Wednesday, February 5, 2014

The Calling of St. Matthew by Caravaggio

The Calling of St. Matthew, Caravaggio. 1599-1600.

This is one of my favorite pieces of art by the Italian Baroque painter, Caravaggio (1571-1610). It is from the Baroque period as part of the reaction in the Catholic culture to the Protestant Reformation. The painting depicts the scene from the Gospels where Our Lord sees the future St. Matthew with his fellow tax collectors and commands him, "Come, follow me." It is located in a beautiful side chapel in the church of St. Louis of France in Rome, alongside two other Caravaggio paintings from the life of St. Matthew. 

First, allow me tell you a little bit about the painter. Caravaggio was a rather controversial artist from Milan. He was born wealthy, but he was orphaned at the age of ten. Towards the end of the 1500s, he arrived in Rome as the typical starving artist; however, his painting The Calling of St. Matthew catapulted him into success. His style consisted of depicting the ignoble in art, making him a rather contentious figure. He had a violent temper, but he was also a follower of St. Philip Neri, a Catholic priest, a great preacher and a contemporary of his. St. Philip Neri had just founded his oratory, so it is possible that Caravaggio may have come to hear him preach.

Caravaggio introduced into his paintings the use of heavy contrast between light and dark to enhance the drama of the painting! While he was working, he would set up lanterns as spot-lights on his work to help exaggerate the shadows and the light in his paintings. This technique may be contrasted with the style of Michelangelo's use of light and shadows, which is not as intense. The use of light and shadow is a useful tool to help date pre-- and post-- Caravaggio artists. The style of Caravaggio is also in the same spirit of the Italian artist Giotto, who painted the beautiful frescos of the life of St. Francis for the Basilica of St. Francis of Assisi. Giotto used modeling and gestures to help tell the story of the painting.

Now, to discuss the painting itself. If you looks closely, the light is not coming from the window -- in short, it is not from the natural world! The hand of Christ is modeled after the hand of Michelangelo's The Creation of Man, one of the most famous frescoes adorning the ceiling of the Sistine Chapel. Which hand Caravaggio is imitating (God the Father's or Adam's) is debatable. St. Peter is in front of Christ, and is portrayed often in Baroque religious art because this art is proclaiming the primacy of Peter and Catholicism as the true faith.  
Another intriguing element of the painting is the mode of dress of the two parties.  Christ and St. Peter are clad in their traditional garb, while Matthew and his fellow tax collectors are wearing the garb of the day, thus relating the viewer to the scene in the painting. One tax collector is using his fingers to stack the coins, while another is adjusting his spectacles. Each has a different reaction  to Christ. Matthew has heard and is pointing to himself as if to say, "Me, Lord?" The light is cast on his face, drawing the viewer's eye to him as the focal point. The two figures on the left are unaware of Christ's call. As for the two figures on the right: one is unsure and is ready to draw his sword. The other, looking askance, appears curious and casual as he leans on St. Matthew. One gets the impression that he may do whatever Matthew does. Caravaggio brings you into the scene, and forces us to ask the questions, "To what is Jesus calling me, and what is my response?"
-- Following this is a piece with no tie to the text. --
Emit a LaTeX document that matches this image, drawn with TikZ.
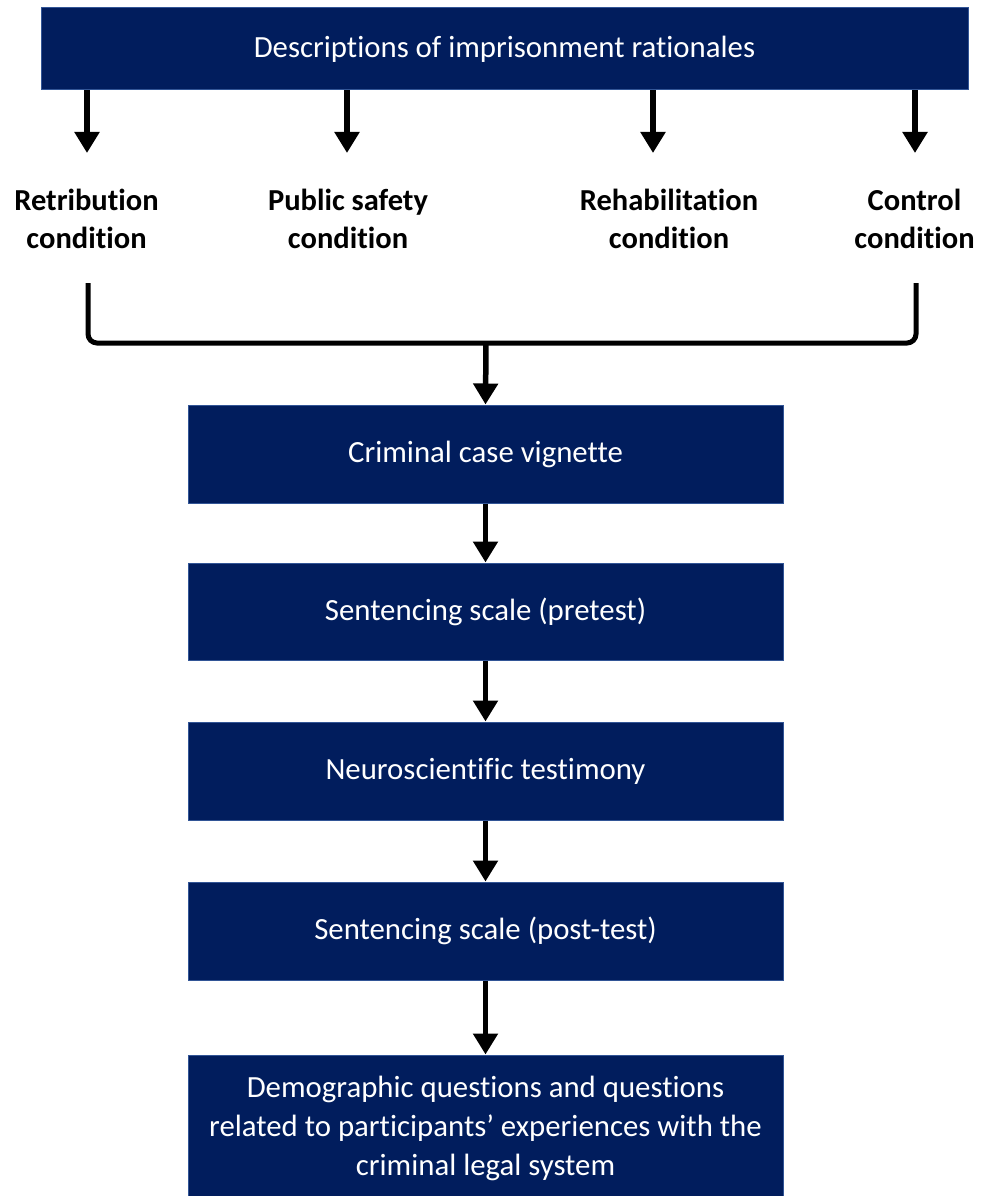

I think part of the reason why this painting is so meaningful to me is because of the different reactions of the men in the scene.  It reminds me of the line from the poem "Aurora Leigh" by Elizabeth Barrett Browning (1806-1861):

"Earth's crammed with heaven,
And every common bush afire with God;
But only he who sees, takes off his shoes,
The rest sit round it and pluck blackberries..."

St. Matthew was not only willing to see in this scene, but he was also given the grace to see. The other tax collectors are partially or completely oblivious to the call of Christ. St. Matthew has seen and is about to take off his shoes. The beauty of God is all around us : in nature, the people we meet, beautiful artwork and music.  It is up to us to awaken ourselves to His presence. To paraphrase G.K. Chesterton, The world will never suffer for lack of wonders, but for lack of wonder!

1 comment:

Anonymous said...

Dear Miss Starr,

A lovely blog you have here! I traipsed just now upon your blog via the painting of a harpsichord, which I have borrowed for my own use. I am a Protestant Christian, and an organ, piano, and harpsichord student. Glad to have met you.